*YOUR OBJECTIVE*. Return the material word for word. Do not include pictures.

*GIVEN MATERIAL*.
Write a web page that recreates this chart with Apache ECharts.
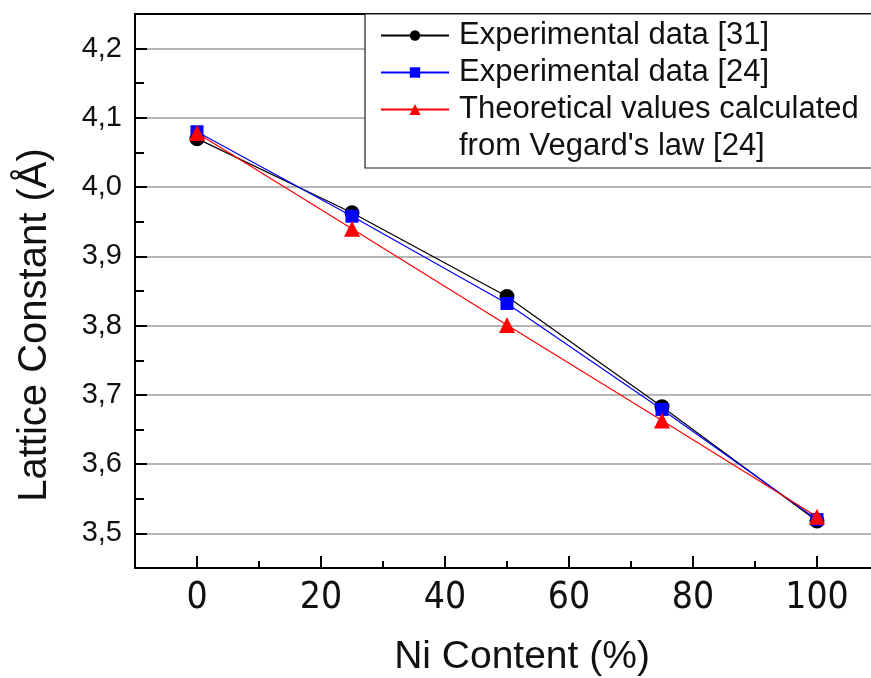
<!DOCTYPE html>
<html>
<head>
<meta charset="utf-8">
<title>Lattice constant vs Ni content</title>
<script src="https://cdn.jsdelivr.net/npm/echarts@6/dist/echarts.min.js"></script>
<style>
  html, body { margin: 0; padding: 0; background: #fff; overflow: hidden; }
  /* the plot frame runs past the right edge of the window */
  #chart { width: 890px; height: 678px; }
</style>
</head>
<body>
<div id="chart"></div>
<script>
// Ni content (%) of each composition
const niContent = [0, 25, 50, 75, 100];

// Lattice constants (Å)
const expData31 = [4.070, 3.963, 3.842, 3.683, 3.518];
const expData24 = [4.080, 3.958, 3.832, 3.679, 3.520];
const vegardData24 = [4.078, 3.940, 3.801, 3.663, 3.524];

const seriesNames = [
  'Experimental data [31]',
  'Experimental data [24]',
  "Theoretical values calculated\nfrom Vegard's law [24]"
];

// Tick positions
const xMajorTicks = [0, 20, 40, 60, 80, 100];
const xMinorTicks = [10, 30, 50, 70, 90];
const yMajorTicks = [3.5, 3.6, 3.7, 3.8, 3.9, 4.0, 4.1, 4.2];
const yMinorTicks = [3.55, 3.65, 3.75, 3.85, 3.95, 4.05, 4.15];

const FONT = 'Liberation Sans, Arial, sans-serif';
const NARROW = 'Liberation Sans Narrow, Arial Narrow, DejaVu Sans Condensed, sans-serif';

function pairs(xs, ys) {
  return xs.map((x, i) => [x, ys[i]]);
}

const chart = echarts.init(document.getElementById('chart'), null, { renderer: 'canvas' });

const baseX = {
  type: 'value', min: -10, max: 110, gridIndex: 0
};
const baseY = {
  type: 'value', min: 3.45, max: 4.25, gridIndex: 0
};

chart.setOption({
  backgroundColor: '#fff',
  animation: false,
  grid: {
    left: 135, top: 14, width: 744, height: 554,
    outerBoundsMode: 'none',
    containLabel: false,
    show: false
  },
  xAxis: [
    Object.assign({}, baseX, {
      position: 'bottom',
      name: 'Ni Content (%)',
      nameLocation: 'middle',
      nameGap: 70,
      nameTextStyle: { fontFamily: FONT, fontSize: 39, color: '#111', padding: [0, 0, 0, 30] },
      axisLine: { show: true, onZero: false, lineStyle: { color: '#000', width: 2 } },
      axisTick: { show: true, inside: true, length: 12, customValues: xMajorTicks,
                  lineStyle: { color: '#000', width: 2 } },
      axisLabel: { show: true, customValues: xMajorTicks, margin: 12,
                   fontFamily: NARROW, fontSize: 37, color: '#111' },
      splitLine: { show: false }
    }),
    Object.assign({}, baseX, {
      position: 'bottom',
      axisLine: { show: false, onZero: false },
      axisTick: { show: true, inside: true, length: 7, customValues: xMinorTicks,
                  lineStyle: { color: '#000', width: 2 } },
      axisLabel: { show: false },
      splitLine: { show: false }
    }),
    // frame line along the top of the plot
    Object.assign({}, baseX, {
      position: 'top',
      axisLine: { show: true, onZero: false, lineStyle: { color: '#000', width: 2 } },
      axisTick: { show: false },
      axisLabel: { show: false },
      splitLine: { show: false }
    })
  ],
  yAxis: [
    Object.assign({}, baseY, {
      position: 'left',
      name: 'Lattice Constant (Å)',
      nameLocation: 'middle',
      nameGap: 80,
      nameTextStyle: { fontFamily: FONT, fontSize: 40, color: '#111', padding: [0, 68, 0, 0] },
      axisLine: { show: true, onZero: false, lineStyle: { color: '#000', width: 2 } },
      axisTick: { show: true, inside: true, length: 12, customValues: yMajorTicks,
                  lineStyle: { color: '#000', width: 2 } },
      axisLabel: { show: true, customValues: yMajorTicks, margin: 13,
                   fontFamily: FONT, fontSize: 29, color: '#111',
                   formatter: v => v.toFixed(1).replace('.', ',') },
      splitLine: { show: true, lineStyle: { color: '#b4b4b4', width: 2 } }
    }),
    Object.assign({}, baseY, {
      position: 'left',
      axisLine: { show: false, onZero: false },
      axisTick: { show: true, inside: true, length: 9, customValues: yMinorTicks,
                  lineStyle: { color: '#000', width: 2 } },
      axisLabel: { show: false },
      splitLine: { show: false }
    })
  ],
  legend: [
    {
      data: [seriesNames[0], seriesNames[1]],
      orient: 'vertical',
      left: 365, top: 14,
      padding: [3, 120, 77, 15],
      itemGap: 0,
      itemWidth: 68, itemHeight: 13,
      selectedMode: false,
      backgroundColor: '#fff',
      borderColor: '#222', borderWidth: 1.2,
      textStyle: { fontFamily: FONT, fontSize: 31, lineHeight: 37, color: '#111', padding: [0, 0, 0, 5] }
    },
    {
      // leading blank line keeps the marker level with the first text line
      data: [seriesNames[2]],
      formatter: name => '\n' + name,
      orient: 'vertical',
      left: 380, top: 54,
      padding: 0,
      itemWidth: 68, itemHeight: 14,
      selectedMode: false,
      textStyle: { fontFamily: FONT, fontSize: 31, lineHeight: 37, color: '#111', padding: [0, 0, 0, 5] }
    }
  ],
  series: [
    {
      name: seriesNames[0], type: 'line', xAxisIndex: 0, yAxisIndex: 0,
      data: pairs(niContent, expData31),
      symbol: 'circle', symbolSize: 15,
      itemStyle: { color: '#000' },
      lineStyle: { color: '#000', width: 1.2 },
      z: 2
    },
    {
      name: seriesNames[1], type: 'line', xAxisIndex: 0, yAxisIndex: 0,
      data: pairs(niContent, expData24),
      symbol: 'rect', symbolSize: 13,
      itemStyle: { color: '#0000ff' },
      lineStyle: { color: '#0000ff', width: 1.2 },
      z: 3
    },
    {
      name: seriesNames[2], type: 'line', xAxisIndex: 0, yAxisIndex: 0,
      data: pairs(niContent, vegardData24),
      symbol: 'triangle', symbolSize: 16,
      itemStyle: { color: '#ff0000' },
      lineStyle: { color: '#ff0000', width: 1.2 },
      z: 4
    }
  ]
});
</script>
</body>
</html>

*TASK ANSWER*.
Write a web page that recreates this chart with Apache ECharts.
<!DOCTYPE html>
<html>
<head>
<meta charset="utf-8">
<title>Lattice constant vs Ni content</title>
<script src="https://cdn.jsdelivr.net/npm/echarts@6/dist/echarts.min.js"></script>
<style>
  html, body { margin: 0; padding: 0; background: #fff; overflow: hidden; }
  /* the plot frame runs past the right edge of the window */
  #chart { width: 890px; height: 678px; }
</style>
</head>
<body>
<div id="chart"></div>
<script>
// Ni content (%) of each composition
const niContent = [0, 25, 50, 75, 100];

// Lattice constants (Å)
const expData31 = [4.070, 3.963, 3.842, 3.683, 3.518];
const expData24 = [4.080, 3.958, 3.832, 3.679, 3.520];
const vegardData24 = [4.078, 3.940, 3.801, 3.663, 3.524];

const seriesNames = [
  'Experimental data [31]',
  'Experimental data [24]',
  "Theoretical values calculated\nfrom Vegard's law [24]"
];

// Tick positions
const xMajorTicks = [0, 20, 40, 60, 80, 100];
const xMinorTicks = [10, 30, 50, 70, 90];
const yMajorTicks = [3.5, 3.6, 3.7, 3.8, 3.9, 4.0, 4.1, 4.2];
const yMinorTicks = [3.55, 3.65, 3.75, 3.85, 3.95, 4.05, 4.15];

const FONT = 'Liberation Sans, Arial, sans-serif';
const NARROW = 'Liberation Sans Narrow, Arial Narrow, DejaVu Sans Condensed, sans-serif';

function pairs(xs, ys) {
  return xs.map((x, i) => [x, ys[i]]);
}

const chart = echarts.init(document.getElementById('chart'), null, { renderer: 'canvas' });

const baseX = {
  type: 'value', min: -10, max: 110, gridIndex: 0
};
const baseY = {
  type: 'value', min: 3.45, max: 4.25, gridIndex: 0
};

chart.setOption({
  backgroundColor: '#fff',
  animation: false,
  grid: {
    left: 135, top: 14, width: 744, height: 554,
    outerBoundsMode: 'none',
    containLabel: false,
    show: false
  },
  xAxis: [
    Object.assign({}, baseX, {
      position: 'bottom',
      name: 'Ni Content (%)',
      nameLocation: 'middle',
      nameGap: 70,
      nameTextStyle: { fontFamily: FONT, fontSize: 39, color: '#111', padding: [0, 0, 0, 30] },
      axisLine: { show: true, onZero: false, lineStyle: { color: '#000', width: 2 } },
      axisTick: { show: true, inside: true, length: 12, customValues: xMajorTicks,
                  lineStyle: { color: '#000', width: 2 } },
      axisLabel: { show: true, customValues: xMajorTicks, margin: 12,
                   fontFamily: NARROW, fontSize: 37, color: '#111' },
      splitLine: { show: false }
    }),
    Object.assign({}, baseX, {
      position: 'bottom',
      axisLine: { show: false, onZero: false },
      axisTick: { show: true, inside: true, length: 7, customValues: xMinorTicks,
                  lineStyle: { color: '#000', width: 2 } },
      axisLabel: { show: false },
      splitLine: { show: false }
    }),
    // frame line along the top of the plot
    Object.assign({}, baseX, {
      position: 'top',
      axisLine: { show: true, onZero: false, lineStyle: { color: '#000', width: 2 } },
      axisTick: { show: false },
      axisLabel: { show: false },
      splitLine: { show: false }
    })
  ],
  yAxis: [
    Object.assign({}, baseY, {
      position: 'left',
      name: 'Lattice Constant (Å)',
      nameLocation: 'middle',
      nameGap: 80,
      nameTextStyle: { fontFamily: FONT, fontSize: 40, color: '#111', padding: [0, 68, 0, 0] },
      axisLine: { show: true, onZero: false, lineStyle: { color: '#000', width: 2 } },
      axisTick: { show: true, inside: true, length: 12, customValues: yMajorTicks,
                  lineStyle: { color: '#000', width: 2 } },
      axisLabel: { show: true, customValues: yMajorTicks, margin: 13,
                   fontFamily: FONT, fontSize: 29, color: '#111',
                   formatter: v => v.toFixed(1).replace('.', ',') },
      splitLine: { show: true, lineStyle: { color: '#b4b4b4', width: 2 } }
    }),
    Object.assign({}, baseY, {
      position: 'left',
      axisLine: { show: false, onZero: false },
      axisTick: { show: true, inside: true, length: 9, customValues: yMinorTicks,
                  lineStyle: { color: '#000', width: 2 } },
      axisLabel: { show: false },
      splitLine: { show: false }
    })
  ],
  legend: [
    {
      data: [seriesNames[0], seriesNames[1]],
      orient: 'vertical',
      left: 365, top: 14,
      padding: [3, 120, 77, 15],
      itemGap: 0,
      itemWidth: 68, itemHeight: 13,
      selectedMode: false,
      backgroundColor: '#fff',
      borderColor: '#222', borderWidth: 1.2,
      textStyle: { fontFamily: FONT, fontSize: 31, lineHeight: 37, color: '#111', padding: [0, 0, 0, 5] }
    },
    {
      // leading blank line keeps the marker level with the first text line
      data: [seriesNames[2]],
      formatter: name => '\n' + name,
      orient: 'vertical',
      left: 380, top: 54,
      padding: 0,
      itemWidth: 68, itemHeight: 14,
      selectedMode: false,
      textStyle: { fontFamily: FONT, fontSize: 31, lineHeight: 37, color: '#111', padding: [0, 0, 0, 5] }
    }
  ],
  series: [
    {
      name: seriesNames[0], type: 'line', xAxisIndex: 0, yAxisIndex: 0,
      data: pairs(niContent, expData31),
      symbol: 'circle', symbolSize: 15,
      itemStyle: { color: '#000' },
      lineStyle: { color: '#000', width: 1.2 },
      z: 2
    },
    {
      name: seriesNames[1], type: 'line', xAxisIndex: 0, yAxisIndex: 0,
      data: pairs(niContent, expData24),
      symbol: 'rect', symbolSize: 13,
      itemStyle: { color: '#0000ff' },
      lineStyle: { color: '#0000ff', width: 1.2 },
      z: 3
    },
    {
      name: seriesNames[2], type: 'line', xAxisIndex: 0, yAxisIndex: 0,
      data: pairs(niContent, vegardData24),
      symbol: 'triangle', symbolSize: 16,
      itemStyle: { color: '#ff0000' },
      lineStyle: { color: '#ff0000', width: 1.2 },
      z: 4
    }
  ]
});
</script>
</body>
</html>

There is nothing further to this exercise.